I get a lot of emails from men on testosterone replacement therapy (and/or HCG) that feel they have water retention (some with ankle swelling) and they are puzzled that their estradiol is low or below 35 micrograms/ml. They may have tried anastrozole treatment without any success in decreasing water retention.
This study was pointed out by a previous article written by Patrick Arnold.
“There is an enzyme that is localized primarily in the kidneys whose function is to protect the kidneys from circulating cortisol. The kidneys have receptors called mineralcorticoid receptors (MR’s) which are meant to bind to specific adrenal hormones (called mineralcorticoids) in the body such as aldosterone. The result of this binding is a signal to increase sodium and water retention in the body, while stimulating the excretion of potassium. This is an important mechanism to maintain fluid and electrolyte balance in the body.
A problem exists though in that cortisol can also bind activate these receptors. Cortisol is a widely circulating hormone and serves a multitude of functions throughout the body. However its intended biological functions do not include mineralcorticoid action in the kidneys, so to prevent this from happening the kidneys are rich in the enzyme 11b-hydroxysteroid dehydrogenase 2 (11b-HSD2). This enzyme deactivates cortisol by converting it into cortisone before it can bind to the renal MRs.”
Testosterone and anabolic steroids have been shown to inhibit 11b-HSD2.
Here’s how it works: throughout the course of the day, the adrenal gland releases the hormone cortisol, either due to normal circadian (daily) and ultradian (hourly) rhythms, or in reaction to stress.

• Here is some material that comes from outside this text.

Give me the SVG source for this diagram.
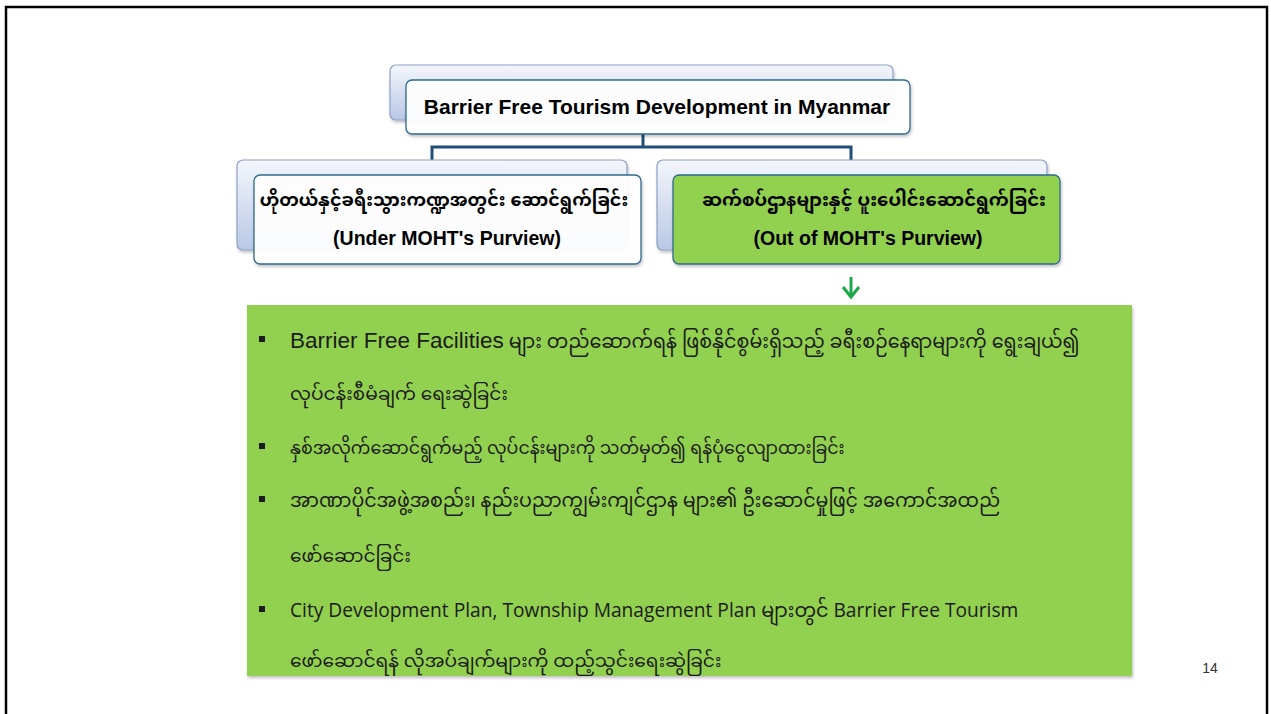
<svg xmlns="http://www.w3.org/2000/svg" width="1271" height="714" viewBox="0 0 1271 714">
<style>
.back{fill:url(#bg);stroke:#8da2c4;stroke-width:1.2}
.front{fill:#ffffff;fill-opacity:0.95;stroke:#2e6b8f;stroke-width:1.3}
.frontg{fill:#92d050;stroke:#2e6b8f;stroke-width:1.3}
.hd{font-family:"Liberation Sans",Arial,"Noto Sans Myanmar",sans-serif;font-weight:bold;fill:#000;text-anchor:middle}
.my{font-family:"Noto Sans Myanmar","Myanmar Text","Padauk",sans-serif;font-size:18.6px;fill:#1b1b1b}
.en{font-family:"Liberation Sans",Arial,"Noto Sans Myanmar",sans-serif;font-size:22.5px;fill:#1b1b1b}
.cal{font-family:"Open Sans","Noto Sans Myanmar",sans-serif;font-size:19.2px;fill:#1b1b1b}
.bul{fill:#1b1b1b}
.conn{fill:none;stroke:#1f4e79;stroke-width:3}
</style>
<defs>
<linearGradient id="bg" x1="0" y1="0" x2="0" y2="1">
<stop offset="0" stop-color="#f4f6fb"/>
<stop offset="1" stop-color="#b9c8e6"/>
</linearGradient>
<filter id="sh" x="-5%" y="-5%" width="110%" height="115%">
<feDropShadow dx="1" dy="2" stdDeviation="1.5" flood-color="#000" flood-opacity="0.25"/>
</filter>
</defs>
<rect width="1271" height="714" fill="#fff"/>
<path d="M6 714 V7 H1267 V714" fill="none" stroke="#000" stroke-width="2.5"/>

<g id="connectors">
<path class="conn" d="M643 134 V147 M432 160 V147 H851 V160"/>
<path d="M851 277 V296" stroke="#1ea84a" stroke-width="3" fill="none"/>
<path d="M843 287 L851 297 L859 287" stroke="#1ea84a" stroke-width="3" fill="none" stroke-linejoin="miter"/>
</g>

<g id="title">
<rect class="back" x="390" y="65" width="503" height="55" rx="6" filter="url(#sh)"/>
<rect class="front" x="406" y="80" width="504" height="54" rx="6" filter="url(#sh)"/>
<text class="hd" x="657" y="114" font-size="21">Barrier Free Tourism Development in Myanmar</text>
</g>

<g id="left">
<rect class="back" x="237" y="160" width="390" height="90" rx="6" filter="url(#sh)"/>
<rect class="front" x="254" y="175" width="387" height="89" rx="6" filter="url(#sh)"/>
<text class="hd" x="444" y="206" font-size="17.6">ဟိုတယ်နှင့်ခရီးသွားကဏ္ဍအတွင်း ဆောင်ရွက်ခြင်း</text>
<text class="hd" x="447" y="245" font-size="19.5">(Under MOHT's Purview)</text>
</g>

<g id="right">
<rect class="back" x="657" y="160" width="390" height="90" rx="6" filter="url(#sh)"/>
<rect class="frontg" x="673" y="175" width="387" height="89" rx="6" filter="url(#sh)"/>
<text class="hd" x="874" y="206" font-size="18">ဆက်စပ်ဌာနများနှင့် ပူးပေါင်းဆောင်ရွက်ခြင်း</text>
<text class="hd" x="868" y="245" font-size="19.5">(Out of MOHT's Purview)</text>
</g>

<g id="details">
<rect x="247" y="305" width="885" height="371" fill="#92d050" filter="url(#sh)"/>
<rect class="bul" x="259" y="336" width="6" height="6"/>
<text x="290" y="348"><tspan class="en">Barrier Free Facilities</tspan><tspan class="my" style="font-size:19.1px"> များ တည်ဆောက်ရန် ဖြစ်နိုင်စွမ်းရှိသည့် ခရီးစဉ်နေရာများကို ရွေးချယ်၍</tspan></text>
<text class="my" x="290" y="400">လုပ်ငန်းစီမံချက် ရေးဆွဲခြင်း</text>
<rect class="bul" x="259" y="443" width="6" height="6"/>
<text class="my" x="290" y="454" style="font-size:17.4px">နှစ်အလိုက်ဆောင်ရွက်မည့် လုပ်ငန်းများကို သတ်မှတ်၍ ရန်ပုံငွေလျာထားခြင်း</text>
<rect class="bul" x="259" y="496" width="6" height="6"/>
<text class="my" x="290" y="507" style="font-size:19px">အာဏာပိုင်အဖွဲ့အစည်း၊ နည်းပညာကျွမ်းကျင်ဌာန များ၏ ဦးဆောင်မှုဖြင့် အကောင်အထည်</text>
<text class="my" x="290" y="562">ဖော်ဆောင်ခြင်း</text>
<rect class="bul" x="259" y="606" width="6" height="6"/>
<text class="cal" x="290" y="617">City Development Plan, Township Management Plan များတွင် Barrier Free Tourism</text>
<text class="my" x="290" y="667">ဖော်ဆောင်ရန် လိုအပ်ချက်များကို ထည့်သွင်းရေးဆွဲခြင်း</text>
</g>

<text x="1210" y="673" font-family="Liberation Sans,Arial,sans-serif" font-size="14" fill="#333" text-anchor="middle">14</text>
</svg>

Cortisol is an important stress hormone, but many of its effects, while good in a fight-or-flight scenario, are bad over time in terms of diabetes and obesity: cortisol increases glucose production and release in the liver; increases appetite in anticipation of any necessary reaction to the stress-causing situation; and alters metabolic processing such that fat is preferentially stored in the central abdominal region. So, for diabetics, this means stored glucose directly increases blood sugar, new calories are ingested and increase both blood sugar and weight, and, to top it all off, the new weight tends to be the “bad,” visceral, disease-causing weight.

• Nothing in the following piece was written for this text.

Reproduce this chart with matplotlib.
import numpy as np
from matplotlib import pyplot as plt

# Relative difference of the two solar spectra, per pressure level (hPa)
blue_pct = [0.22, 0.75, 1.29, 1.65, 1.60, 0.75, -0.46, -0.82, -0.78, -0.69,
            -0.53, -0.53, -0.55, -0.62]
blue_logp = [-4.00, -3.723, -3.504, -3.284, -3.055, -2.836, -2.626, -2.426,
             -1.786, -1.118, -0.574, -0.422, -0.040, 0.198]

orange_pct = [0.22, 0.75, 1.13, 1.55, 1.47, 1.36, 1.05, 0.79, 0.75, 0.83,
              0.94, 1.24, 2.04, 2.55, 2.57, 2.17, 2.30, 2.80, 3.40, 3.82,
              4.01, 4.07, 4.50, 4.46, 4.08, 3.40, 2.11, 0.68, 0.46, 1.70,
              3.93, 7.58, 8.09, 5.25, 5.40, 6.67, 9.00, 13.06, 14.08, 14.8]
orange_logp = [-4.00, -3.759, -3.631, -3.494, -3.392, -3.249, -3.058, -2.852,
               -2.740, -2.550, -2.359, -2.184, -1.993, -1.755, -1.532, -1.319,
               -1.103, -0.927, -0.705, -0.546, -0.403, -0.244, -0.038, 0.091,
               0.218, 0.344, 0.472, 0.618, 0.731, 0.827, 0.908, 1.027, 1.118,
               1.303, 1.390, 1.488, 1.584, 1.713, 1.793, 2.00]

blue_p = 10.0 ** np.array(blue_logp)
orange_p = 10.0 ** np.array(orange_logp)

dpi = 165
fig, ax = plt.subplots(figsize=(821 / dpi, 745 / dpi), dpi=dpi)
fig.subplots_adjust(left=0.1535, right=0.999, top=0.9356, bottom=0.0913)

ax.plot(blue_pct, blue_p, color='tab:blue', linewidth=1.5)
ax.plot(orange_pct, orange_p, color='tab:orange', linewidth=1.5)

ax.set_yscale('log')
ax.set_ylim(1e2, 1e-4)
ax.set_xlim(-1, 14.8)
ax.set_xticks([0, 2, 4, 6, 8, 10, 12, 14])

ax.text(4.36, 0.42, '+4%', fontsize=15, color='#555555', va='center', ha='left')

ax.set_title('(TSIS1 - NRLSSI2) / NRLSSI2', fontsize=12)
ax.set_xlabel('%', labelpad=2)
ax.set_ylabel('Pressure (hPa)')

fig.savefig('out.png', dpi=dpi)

There are a couple of therapeutically important pit-stops for cortisol throughout this process, though; the active hormone cortisol can be converted in the kidney, colon, and some other tissues into the inactive molecule cortisone. The enzyme 11β-HSD2 aids this conversion, and allows cortisol to be stored out of the bloodstream.
Inhibiting 11b-HSD 2 can cause glucocorticoid-mediated MR activation, potassium excretion, sodium and water retention, and increased blood pressure.